Sábado, 8 de diciembre de 2012 | Hoy
Por Juan Sasturain
A riesgo de parecer troglodita, confieso que lo del 7D siempre me pareció –y sigue pareciéndome– una tilinguería. La forma de referirse a la fecha, de nombrarla, digo. Usar el número y la inicial del mes es una manera propia del universo comunicacional del Norte que –vía globalización informativa– parece imponerse con naturalidad, como tantas formas léxicas (algunas pertinentes, otras meras gansadas) del mismo origen. Me acuerdo de la primera vez que registré el uso. Fue el 23 F (veintitrés Efe) de los españoles para nombrar el frustrado golpe franquista del delirante Tejero en el invierno del ’81. Después ha habido muchos más, pero ésta es la primera vez que se aplica (lo aplicamos) a un fenómeno/fecha propia. Lo que está claro es que, a este 7D –como al 25M, el 9J, el 17O e incluso el 24M– no lo vamos a olvidar.
Además, porque el siete es un número hermoso. Es primo –no sé de quién si no de los otros primos– y atraviesa el universo entero de la cultura universal, dicen, a partir de los primeros hombres que saludable, inevitablemente, se pusieron a mirar para arriba. Es sabido que los astrónomos de la Antigüedad distinguían en el cielo entre cuerpos fijos –la mayoría de las estrellas– y los siete cuerpos móviles: la Luna y el Sol, más los cinco planetas que se observan a simple tiro de telescopio: Mercurio, Venus, Marte, Júpiter y Saturno. De ahí vienen los siete días de la semana (lunes de Luna o Monday de Moon; Sunday de Sun/Sol; martes de Marte, miércoles de Mercurio, etc.) y los siete círculos de la música de las esferas celestiales de los pitagóricos, y las siete notas musicales y los siete colores del arco iris, y así.
El siete satura la Biblia, es número cabalístico: son siete los días que se tomó Jehová en hacer lo que hizo; son siete las plagas de Egipto y setenta veces siete las que se debe perdonar, según Jesús. Hay siete sacramentos católicos y siete famosos pecados capitales que se dan también en provincias y municipios. Se navega metafóricamente por los siete mares, los enanitos de la Blancanieves de Disney eran siete, los samurais de Kurosawa y los locos de Arlt también.
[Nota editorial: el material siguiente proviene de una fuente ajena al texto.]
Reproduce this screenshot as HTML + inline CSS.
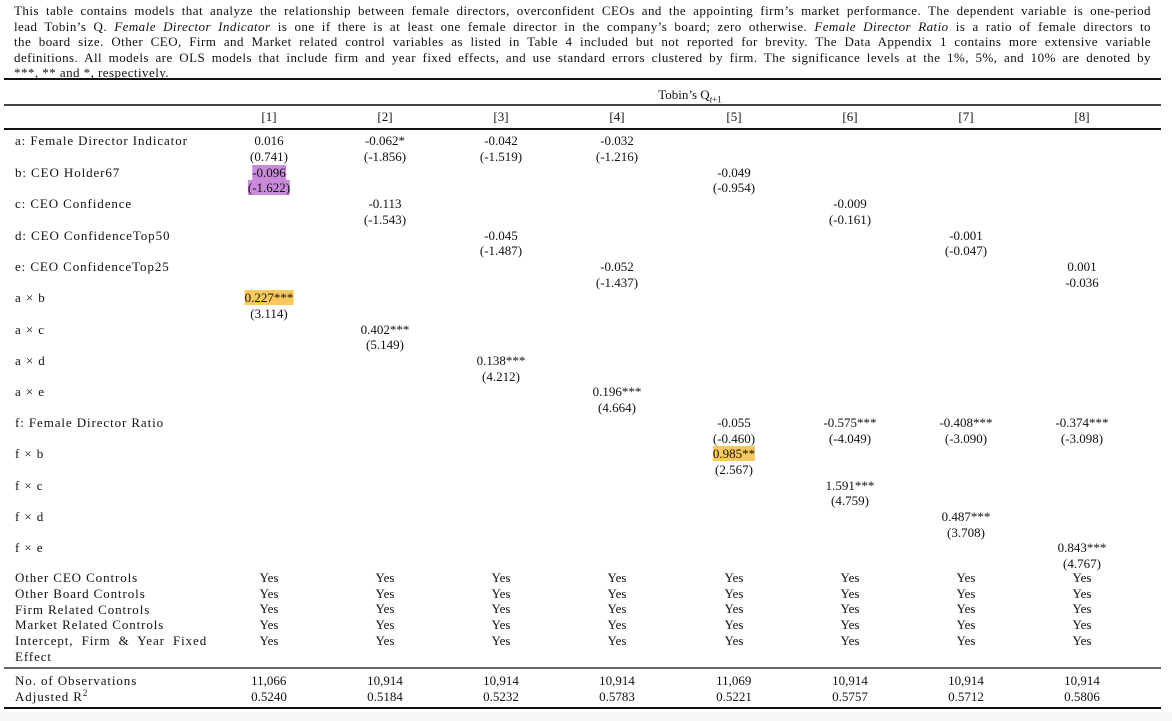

Hay látigos de siete colas según el maestro Sacher, botas de siete leguas según Perrault, y gatos de siete vidas según el refrán.
Ya en el campo de los usos más coloquiales de la cifra, hay quienes salen con un intempestivo e inoportuno domingo siete (la historia del origen del dicho es lindísima), para los timberos el siete es “el revólver” (?) y, gráficamente, hacerse un siete –cuando yo era chico– era rasgar la ropa, romperla en ángulo recto. Y había que coser ese siete hecho en la camisa o el pantalón. Ese siete se zurcía. Sin embargo, había otros que no.
Porque hay un sentido más gráfico, metafórico y si se quiere grosero de la imagen del siete de la que hizo uso y abuso, tradicionalmente, el idioma popular de los argentinos. Cualquier veterano/ana de oído atento lo sabe. Según el lunfa y formas coloquiales de alrededores, el siete –apenas atisbado acaso– es (la íntima raya de) el culo. Perdonando la palabra, pero ni más ni menos. Y de ahí provienen muchas de las formas rimadas, chascarrillos, dichos y refranes más o menos machistas que enriquecen o empobrecen –según criterios– nuestro acervo popular. De todas esas expresiones, probablemente la que más ha perdurado en la memoria y el uso colectivo es aquella que dice “Preparate el siete, que nos casamos el ocho”.
Suele oírsela, aún hoy, en puntuales circunstancias.